A more empowered design role
Generative AI hasn’t reduced the importance of design – it’s increased it. Designers are now ‘experience custodians’. Instead of just crafting dialogue, designers now ensure the AI response meets the highest standards of usability and user satisfaction. This means overseeing everything from tone and structure to the overall integration of the AI within the platform.
At Prudential, this user-centred approach has paid off. Alex said their customer satisfaction scores are above industry average, with users scoring an average of four out of five. This is from balancing technical innovation with human needs, so the technology works and serves the customer.
Designing for the future
Alex Shin’s journey at Prudential shows how conversational AI design has moved from writing lines of dialogue to orchestrating seamless experiences. UX design in the generative AI era is less about micro-managing words and more about shaping the whole user journey. This requires cross-disciplinary collaboration, deep understanding of user needs and continuous improvement.

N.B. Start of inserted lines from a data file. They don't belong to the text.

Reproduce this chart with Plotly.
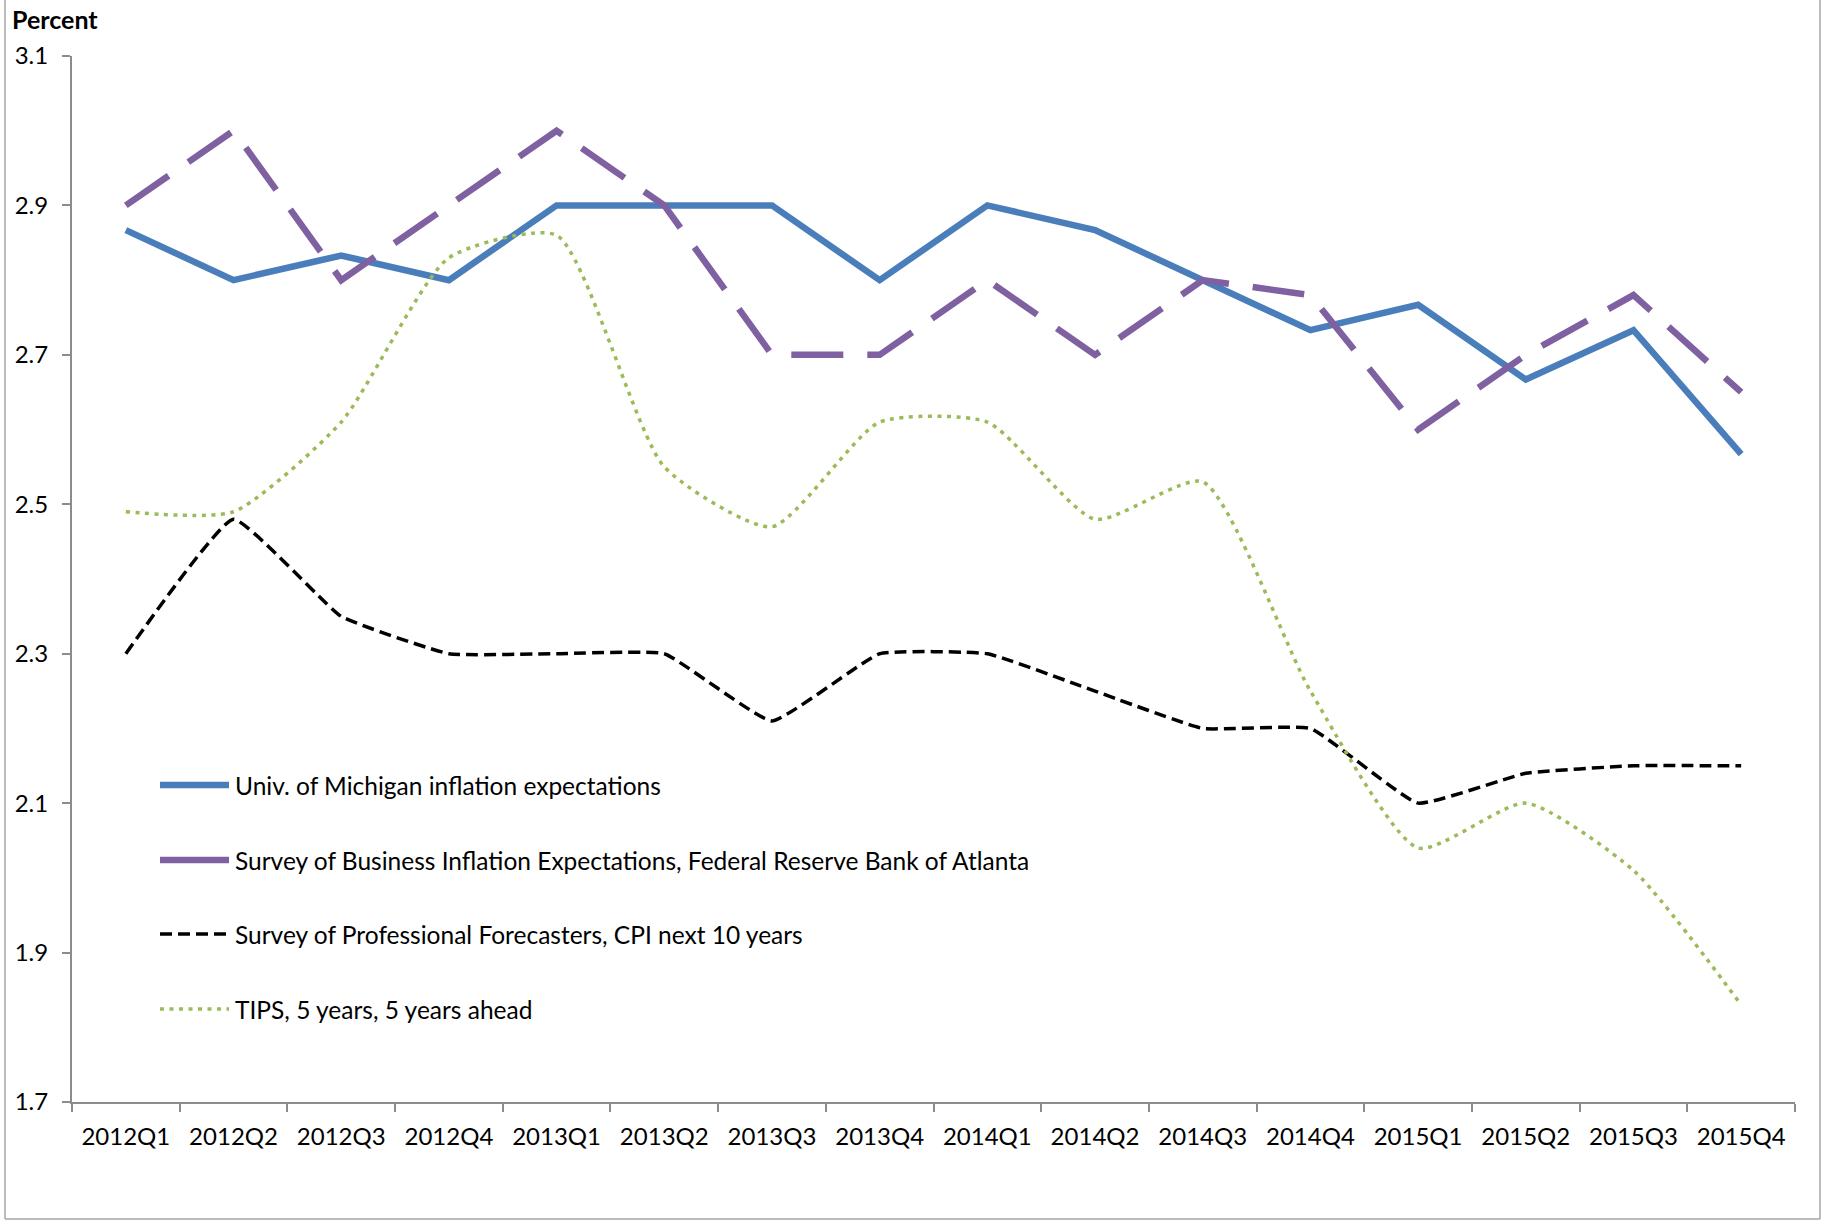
import plotly.graph_objects as go

# Quarterly inflation-expectation measures, percent
quarters = ["2012Q1", "2012Q2", "2012Q3", "2012Q4",
            "2013Q1", "2013Q2", "2013Q3", "2013Q4",
            "2014Q1", "2014Q2", "2014Q3", "2014Q4",
            "2015Q1", "2015Q2", "2015Q3", "2015Q4"]

michigan = [2.867, 2.8, 2.833, 2.8, 2.9, 2.9, 2.9, 2.8,
            2.9, 2.867, 2.8, 2.733, 2.767, 2.667, 2.733, 2.567]
atlanta = [2.9, 3.0, 2.8, 2.9, 3.0, 2.9, 2.7, 2.7,
           2.8, 2.7, 2.8, 2.78, 2.6, 2.7, 2.78, 2.65]
spf = [2.3, 2.48, 2.35, 2.3, 2.3, 2.3, 2.21, 2.3,
       2.3, 2.25, 2.2, 2.2, 2.1, 2.14, 2.15, 2.15]
tips = [2.49, 2.49, 2.61, 2.83, 2.86, 2.55, 2.47, 2.61,
        2.61, 2.48, 2.53, 2.25, 2.04, 2.10, 2.01, 1.83]

series_names = [
    "Univ. of Michigan inflation expectations",
    "Survey of Business Inflation Expectations, Federal Reserve Bank of Atlanta",
    "Survey of Professional Forecasters, CPI next 10 years",
    "TIPS, 5 years, 5 years ahead",
]

y_ticks = [1.7, 1.9, 2.1, 2.3, 2.5, 2.7, 2.9, 3.1]

W, H = 1824, 1221
ML, MR, MT, MB = 72, 29, 56, 119
PW, PH = W - ML - MR, H - MT - MB

FONT = "Lato, 'Open Sans', sans-serif"
AXIS_GRAY = "#8c8c8c"

styles = [
    dict(color="#4a7ebb", width=6.5, dash="solid", shape="linear", smoothing=0),
    dict(color="#7f60a0", width=6.5, dash="52px,24px", shape="linear", smoothing=0),
    dict(color="#000000", width=3.5, dash="12px,6px", shape="spline", smoothing=0.35),
    dict(color="#9bbb59", width=3.5, dash="4px,5.5px", shape="spline", smoothing=0.6),
]


def px_x(px):
    return (px - ML) / PW


def px_y(py):
    return (H - MB - py) / PH


fig = go.Figure()
for name, vals, st in zip(series_names, [michigan, atlanta, spf, tips], styles):
    line = dict(color=st["color"], width=st["width"], dash=st["dash"], shape=st["shape"])
    if st["shape"] == "spline":
        line["smoothing"] = st["smoothing"]
    fig.add_trace(go.Scatter(x=quarters, y=vals, mode="lines", name=name,
                             line=line, showlegend=False, hoverinfo="skip"))

# Hand-built legend: long line samples with labels, stacked inside the plot
shapes = []
annotations = []
legend_rows = [785, 860, 934, 1009]
for name, st, row in zip(series_names, styles, legend_rows):
    shapes.append(dict(type="line", xref="paper", yref="paper",
                       x0=px_x(160), x1=px_x(229), y0=px_y(row), y1=px_y(row),
                       line=dict(color=st["color"], width=st["width"] if st["width"] > 4 else 3.5,
                                 dash="solid" if st["width"] > 4 else st["dash"])))
    annotations.append(dict(text=name, xref="paper", yref="paper",
                            x=px_x(233), y=px_y(row), xanchor="left", yanchor="middle",
                            showarrow=False, font=dict(family=FONT, size=24.5, color="#000")))

# Outer frame around the chart
frame = dict(color="#a6a6a6", width=1.5)
shapes.append(dict(type="line", xref="paper", yref="paper", x0=px_x(5), x1=px_x(5),
                   y0=px_y(-5), y1=px_y(1219), line=frame))
shapes.append(dict(type="line", xref="paper", yref="paper", x0=px_x(1820), x1=px_x(1820),
                   y0=px_y(-5), y1=px_y(1219), line=frame))
shapes.append(dict(type="line", xref="paper", yref="paper", x0=px_x(5), x1=px_x(1820),
                   y0=px_y(1219), y1=px_y(1219), line=frame))

annotations.append(dict(text="<b>Percent</b>", xref="paper", yref="paper",
                        x=px_x(10), y=px_y(19), xanchor="left", yanchor="middle",
                        showarrow=False, font=dict(family=FONT, size=25, color="#000")))

fig.update_layout(
    width=W, height=H,
    margin=dict(l=ML, r=MR, t=MT, b=MB, pad=0),
    paper_bgcolor="white", plot_bgcolor="white",
    font=dict(family=FONT, size=24, color="#000"),
    shapes=shapes, annotations=annotations,
    showlegend=False,
)
fig.update_xaxes(
    type="category", categoryorder="array", categoryarray=quarters,
    range=[-0.5, len(quarters) - 0.5],
    showline=True, linecolor=AXIS_GRAY, linewidth=2,
    ticks="outside", tickson="boundaries", ticklen=8, tickwidth=1.5, tickcolor=AXIS_GRAY,
    ticklabelstandoff=12,
    showgrid=False, zeroline=False,
    tickfont=dict(family=FONT, size=24, color="#000"),
)
fig.update_yaxes(
    range=[1.7, 3.1], tickvals=y_ticks, ticktext=[f"{v:.1f}" for v in y_ticks],
    showline=True, linecolor=AXIS_GRAY, linewidth=2,
    ticks="outside", ticklen=8, tickwidth=1.5, tickcolor=AXIS_GRAY,
    ticklabelstandoff=9,
    showgrid=False, zeroline=False,
    tickfont=dict(family=FONT, size=24, color="#000"),
)

fig.write_html("out.html")
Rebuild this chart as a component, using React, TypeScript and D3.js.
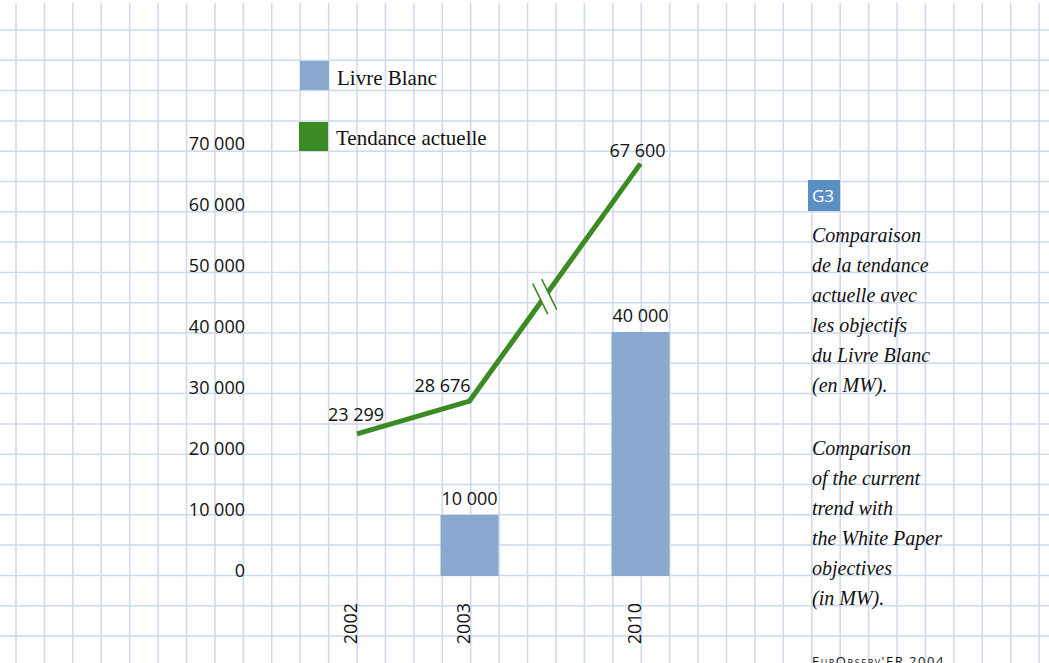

For other designers looking to get into generative AI, Alex’s advice is simple yet powerful: focus on the human at the centre of every interaction. Use every experience as an opportunity to learn, reflect and apply those learnings beyond one project. In this way, designers become not just content creators but experience custodians.
In an era where generative AI is changing how users interact with technology, Prudential’s approach is the blueprint for success: combine technical innovation with human-centred design to build experiences that resonate.